And the Spirit & the bride say, come.... Reveaaltion 22:17

And the Spirit & the bride say, come.... Reveaaltion 22:17
And the Spirit & the bride say, come...Revelation 22:17 - May We One Day Bow Down In The DUST At HIS FEET ...... {click on blog TITLE at top to refresh page}---QUESTION: ...when the Son of man cometh, shall he find faith on the earth? LUKE 18:8

Sunday, June 16, 2024

Creation Moment 6/17/2024 - The mind was never mud

And the LORD God formed man of the dust of the ground, and breathed into his nostrils the breath of life; and man became a living soul. Genesis 2:7

"Over 150 years ago, the battle over the human mind sidelined Alfred Russel Wallace from the elite science group that gathered around his co-theorist Charles Darwin.
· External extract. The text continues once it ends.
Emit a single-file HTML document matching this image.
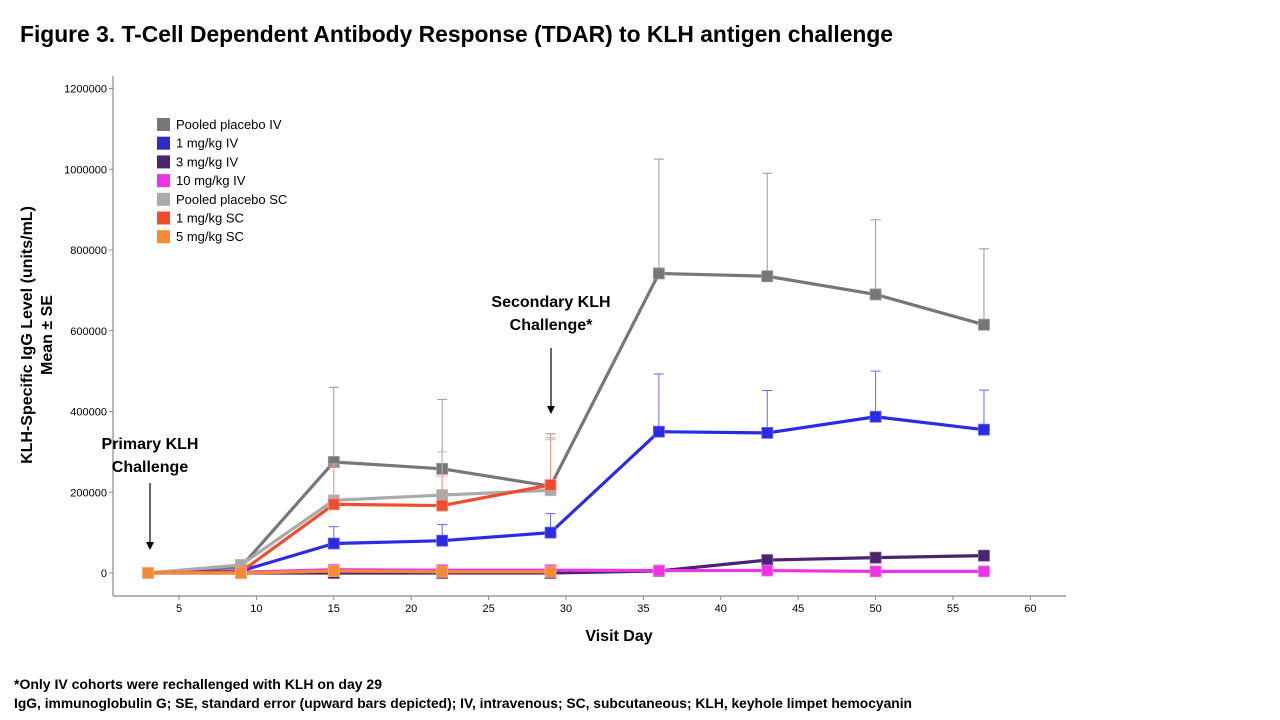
<!DOCTYPE html>
<html><head><meta charset="utf-8"><style>
body{margin:0;background:#fff}
svg{display:block;font-family:"Liberation Sans Narrow","Liberation Sans",sans-serif}
</style></head><body>
<svg id="chart" width="1280" height="720" viewBox="0 0 1280 720" xmlns="http://www.w3.org/2000/svg">
<text x="20" y="42" font-size="23" font-weight="bold" font-family="Liberation Sans, sans-serif" textLength="873" lengthAdjust="spacingAndGlyphs">Figure 3. T-Cell Dependent Antibody Response (TDAR) to KLH antigen challenge</text>
<g id="grid"></g>
<g id="axes"></g>
<g id="series"></g>
<g id="legend"></g>
<text transform="translate(32,335) rotate(-90)" text-anchor="middle" font-size="16" font-weight="bold">KLH-Specific IgG Level (units/mL)</text>
<text transform="translate(52,335) rotate(-90)" text-anchor="middle" font-size="16" font-weight="bold">Mean ± SE</text>
<text x="619" y="641" text-anchor="middle" font-size="16" font-weight="bold">Visit Day</text>
<text x="150" y="449" text-anchor="middle" font-size="16" font-weight="bold">Primary KLH</text>
<text x="150" y="472" text-anchor="middle" font-size="16" font-weight="bold">Challenge</text>
<line x1="150" y1="483" x2="150" y2="543" stroke="#000" stroke-width="1.2"/>
<polygon points="146,542 154,542 150,550" fill="#000"/>
<text x="551" y="307" text-anchor="middle" font-size="16" font-weight="bold">Secondary KLH</text>
<text x="551" y="330" text-anchor="middle" font-size="16" font-weight="bold">Challenge*</text>
<line x1="551" y1="348" x2="551" y2="407" stroke="#000" stroke-width="1.2"/>
<polygon points="547,406 555,406 551,414" fill="#000"/>
<text x="14" y="689" font-size="14" font-weight="bold" textLength="368" lengthAdjust="spacingAndGlyphs">*Only IV cohorts were rechallenged with KLH on day 29</text>
<text x="14" y="708" font-size="14" font-weight="bold" textLength="898" lengthAdjust="spacingAndGlyphs">IgG, immunoglobulin G; SE, standard error (upward bars depicted); IV, intravenous; SC, subcutaneous; KLH, keyhole limpet hemocyanin</text>
</svg>
<script>
const days = [3, 9, 15, 22, 29, 36, 43, 50, 57];
const scDays = [3, 9, 15, 22, 29];
const xTicks = [5, 10, 15, 20, 25, 30, 35, 40, 45, 50, 55, 60];
const yTicks = [0, 200000, 400000, 600000, 800000, 1000000, 1200000];
const yTickLabels = ["0", "200000", "400000", "600000", "800000", "1000000", "1200000"];
const seriesNames = ["Pooled placebo IV", "1 mg/kg IV", "3 mg/kg IV", "10 mg/kg IV", "Pooled placebo SC", "1 mg/kg SC", "5 mg/kg SC"];
const placeboIV = [0, 15000, 275000, 258000, 215000, 742000, 735000, 690000, 615000];
const placeboIVErr = [0, 22000, 460000, 430000, 345000, 1025000, 990000, 875000, 803000];
const iv1 = [0, 5000, 73000, 80000, 100000, 350000, 347000, 387000, 355000];
const iv1Err = [0, 5000, 115000, 120000, 147000, 493000, 452000, 500000, 453000];
const iv3 = [0, 0, 0, 0, 0, 5000, 32000, 38000, 43000];
const iv3Err = [0, 0, 0, 0, 0, 5000, 40000, 45000, 52000];
const iv10 = [0, 2000, 8000, 7000, 7000, 6000, 6000, 4000, 4000];
const iv10Err = [0, 2000, 8000, 7000, 7000, 6000, 6000, 4000, 4000];
const placeboSC = [0, 20000, 180000, 193000, 205000];
const placeboSCErr = [0, 25000, 270000, 300000, 330000];
const sc1 = [0, 3000, 170000, 167000, 218000];
const sc1Err = [0, 3000, 265000, 240000, 335000];
const sc5 = [0, 0, 5000, 3000, 3000];
const sc5Err = [0, 0, 5000, 3000, 3000];

const NS = "http://www.w3.org/2000/svg";
const X0 = 101.6, XS = 15.48, Y0 = 573, YS = 80.75 / 200000;
const xS = d => X0 + d * XS;
const yS = v => Y0 - v * YS;
function mk(tag, attrs, parent) {
  const e = document.createElementNS(NS, tag);
  for (const k in attrs) e.setAttribute(k, attrs[k]);
  parent.appendChild(e);
  return e;
}
const axes = document.getElementById('axes');
let yl = mk('line', {x1: 113, y1: 76, x2: 113, y2: 596, stroke: '#888', 'stroke-width': 1.2}, axes);


let xl = mk('line', {x1: 113, y1: 596, x2: 1066, y2: 596, stroke: '#888', 'stroke-width': 1.2}, axes);


yTicks.forEach((v, i) => {
  const y = yS(v);
  const t = mk('line', {x1: 109, y1: y, x2: 113, y2: y, stroke: '#888'}, axes);
  
  
  const tx = mk('text', {x: 107, y: y + 4, 'text-anchor': 'end', 'font-size': 11}, axes);
  
  
  tx.textContent = yTickLabels[i];
});
xTicks.forEach(d => {
  const x = xS(d);
  const t = mk('line', {x1: x, y1: 596, x2: x, y2: 600, stroke: '#888'}, axes);
  
  
  const tx = mk('text', {x: x, y: 612, 'text-anchor': 'middle', 'font-size': 11}, axes);
  
  
  tx.textContent = d;
});
const seriesData = [
  [days, placeboIV, placeboIVErr, '#777777', '#999'],
  [days, iv1, iv1Err, '#2b2be6', '#6a6af0'],
  [days, iv3, iv3Err, '#4b2470', '#7a5a99'],
  [days, iv10, iv10Err, '#ee33e6', '#f080f0'],
  [scDays, placeboSC, placeboSCErr, '#aaaaaa', '#bbb'],
  [scDays, sc1, sc1Err, '#f24c2e', '#f59a8a'],
  [scDays, sc5, sc5Err, '#f58a35', '#f5b080']
];
const sg = document.getElementById('series');
const drawOrder = [0, 1, 2, 3, 4, 5, 6];
drawOrder.forEach(si => {
  const [xs, vals, errs, col, ecol] = seriesData[si];
  const g = mk('g', {}, sg);
  
  
  xs.forEach((d, i) => {
    if (errs[i] > vals[i] + 1000) {
      const x = xS(d);
      const eb = mk('path', {d: `M${x},${yS(vals[i])}V${yS(errs[i])}M${x - 5},${yS(errs[i])}H${x + 5}`, stroke: ecol, 'stroke-width': 1, fill: 'none'}, g);
      
      
    }
  });
  const pts = xs.map((d, i) => xS(d) + ',' + yS(vals[i])).join(' ');
  const pl = mk('polyline', {points: pts, fill: 'none', stroke: col, 'stroke-width': 3.2, 'stroke-linejoin': 'round'}, g);
  
  
  xs.forEach((d, i) => {
    const r = mk('rect', {x: xS(d) - 5.5, y: yS(vals[i]) - 5.5, width: 11, height: 11, fill: col, stroke: ecol, 'stroke-width': 0.8}, g);
    
    
  });
});
const lg = document.getElementById('legend');
const legendCols = ['#777777', '#2b2bc8', '#4b2470', '#ee33e6', '#aaaaaa', '#f24c2e', '#f58a35'];
seriesNames.forEach((n, i) => {
  const y = 118 + i * 18.7;
  const r = mk('rect', {x: 157, y: y, width: 13, height: 13, fill: legendCols[i]}, lg);
  
  
  const t = mk('text', {x: 176, y: y + 11, 'font-size': 13, 'font-family': 'Liberation Sans, sans-serif'}, lg);
  
  
  t.textContent = n;
});
</script>
</body></html>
Wallace was unwilling to concede that the human mind is merely an organ that has evolved like any other.

As University of Durham historian Neil Thomas explains, for Wallace, “on more mature reflection, no simple ape-to-human progression was any longer tenable and he could no longer assent to the ontological equivalence of humans and nonhuman animals proposed by Darwin.” Thus Wallace was largely forgotten and Darwin became the cultural icon of evolution.

Yet Wallace’s skepticism was well justified. We have no evidence to support the assertion that the human mind evolved over time by natural processes. No one knows how our ancestors began to think like humans.

Later paleontologists chose a less harmful approach: Trying to locate the not-quite-humans among long-deceased groups like the Neanderthals and Flores man. But neither group has proven as dim as the search for the missing link requires. The Neanderthal art “bombshell” has seen to that.

Here’s the challenge for those postulating an evolutionary history for the mind: If man is biologically an animal but cognitively so
demonstrably unlike an animal, the obvious implication is that some aspect of the human mind is not biological. That thought, along with Wallace, is still banished from the academy. But a change may be building slowly. It is getting harder all the time to construct a history of the human race that goes “back to hours when mind was mud,” as Victorian poet George Meredith put it.
So let’s turn the question around: Why should we expect the human mind to have a history? Must immaterial things have evolutionary histories?

With respect to the origin of the human mind, traditional religious explanations shed more light than a science-based approach driven by materialist assumptions. That is, the traditional explanations begin by recognizing that humans are not just animals and offering an account for that fact."